Der D-Day jährt sich am 6. Juni zum 80. Mal – wir blicken auf den letzten Runden zurück, als wir inmitten alter WLAs in der Normandie waren

Unser französischer Reporter Rico stammt selbst aus der Normandie. Sein Vater begann sich schon früh für die Hinterlassenschaften des Krieges in der Landungszone zu interessieren. Er sammelte und restaurierte Jeeps und weitere Fahrzeuge. Mit diesem Faible wuchs der kleine Rico auf, der sich selbst bald als Schrauber versuchte.

Eine Motorrad-Jugend

Er half seinem Vater, fuhr mit ihm zu Teilemärkten, traf andere Sammler und hatte so eine interessante Jugend. Im Alter von elf Jahren sah und hörte er dann bei einer Gedenkveranstaltung seine erste WLA. Die beeindruckte ihn zwar tief, aber noch war er mehr im Thema Jeep und Panzer unterwegs. Als er später dann begann sich für Mädels und Rock‘n‘Roll zu interessieren, wurde er neugierig auf die Bikerszene und besuchte seine ersten Treffen. Seitdem ist er auch in Harleys verliebt.

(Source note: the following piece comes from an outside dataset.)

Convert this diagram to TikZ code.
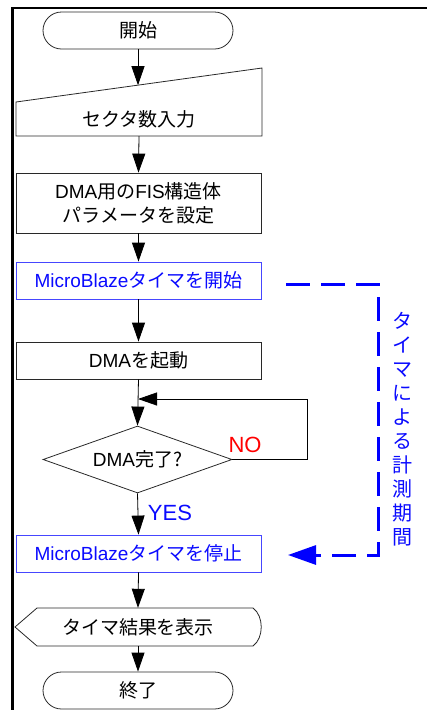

Die Erinnerungen an grausame Ereignisse bringen Menschen aus allen möglichen Nationen zusammen

Während Rico seiner neuen Leidenschaft frönte, vergaß er aber nie die Militärfahrzeuge und wollte mit einer WLA eigentlich beide Szenen verbinden. Zwar fährt er seit 30 Jahren Harleys, besaß aber nie eine eigene WLA. Vor zehn Jahren hatte der inzwischen als Journalist tätige Biker ursprünglich vor, über die Tour eines britischen Chopperclubs zu berichten, die zeitgleich mit den Feierlichkeiten zum 70. Jahrestag der Landung in der Normandie stattfinden sollte.

Mit der Flathead zum Erinnerungs-Ride

Kurz vorher wurde er aber vom Veranstalter ausgeladen. Als er seinem Kumpel Fred davon erzählte, stattdessen nun auf eigene Faust in die Normandie zu fahren, meinte der nur: »Dann fahr doch mit meiner WLA.« Rico war baff und sein Herz hüpfte. Sein sehnlichster Wunsch sollte in Erfüllung gehen. Bei einem Telefonat mit seinem Vater erfuhr er dann noch von dem geplanten Treffen von 70 Fahrern mit ihren historischen Bikes, die diesen Jahrestag ebenfalls zelebrieren wollten.

70 WLAs hatten sich zum 70-jährigen eingefunden

Gekleidet in passender historischer Bekleidung schloss sich Rico dem Tross an und erlebte einen aufregenden Tag, den er natürlich mit der Kamera für uns festgehalten hat. Er legt übrigens Wert auf die Feststellung, dass die Teilnehmer solcher Veranstaltungen keinesfalls den Krieg verherrlichen, sondern sich einfach nur passend kleiden, so wie sich Mittelalterfans eben auch auf Burgen in alten Trachten zusammenfinden.

Der D-Day bringt Menschen zusammen

Für Rico ging ein großer Traum in Erfüllung. Der Tag war für ihn mit zahlreichen Gänsehautmomenten verbunden. Er empfand es fast etwas surreal, mit dem historischen Bike und in dieser internationalen Truppe an der Küste der Normandie entlangzufahren. Dort lernte er viele neue Freunde aus ganz Europa kennen. Die Erinnerung an die grausamen Ereignisse vor mittlerweile 80 Jahren bringen inzwischen Menschen aus der ganzen Welt zusammen, die sich nun in Frieden treffen. Völkerverständigung durch Motorrad fahren, wenn nur alles immer so leicht wäre.

 


History

Am 6. Juni 1944 wurden die Strände der Normandie zum größten Kriegsschauplatz aller Zeiten. Um diesem Ereignis zu gedenken und um die Opfer zu ehren, finden jährlich am Jahrestag Feierlichkeiten in der Normandie statt. Die Operation Overlord war eine der größten Militäroperationen der Menschheitsgeschichte. Eine Armada von 20.000 Schiffen verließ am 5. Juni 1944 die britischen Häfen.

Eine von 70 Flatheads an diesem Tag

Zwischen 6:30 Uhr und 7:30 Uhr landeten 135.000 Soldaten an den fünf dafür vorgesehenen Strandabschnitten (Utah, Omaha, Gold, Juno und Sword). Die Schlacht um die Normandie sollte 100 Tage dauern und weit über 200.000 Soldaten beider Seiten das Leben kosten. Jedes Jahr kommen Veteranen aller Nationen anlässlich des Jahrestages in die Region. Heute ist der 6. Juni ein Anlass, um an die Vergangenheit zu erinnern und den Frieden zu feiern.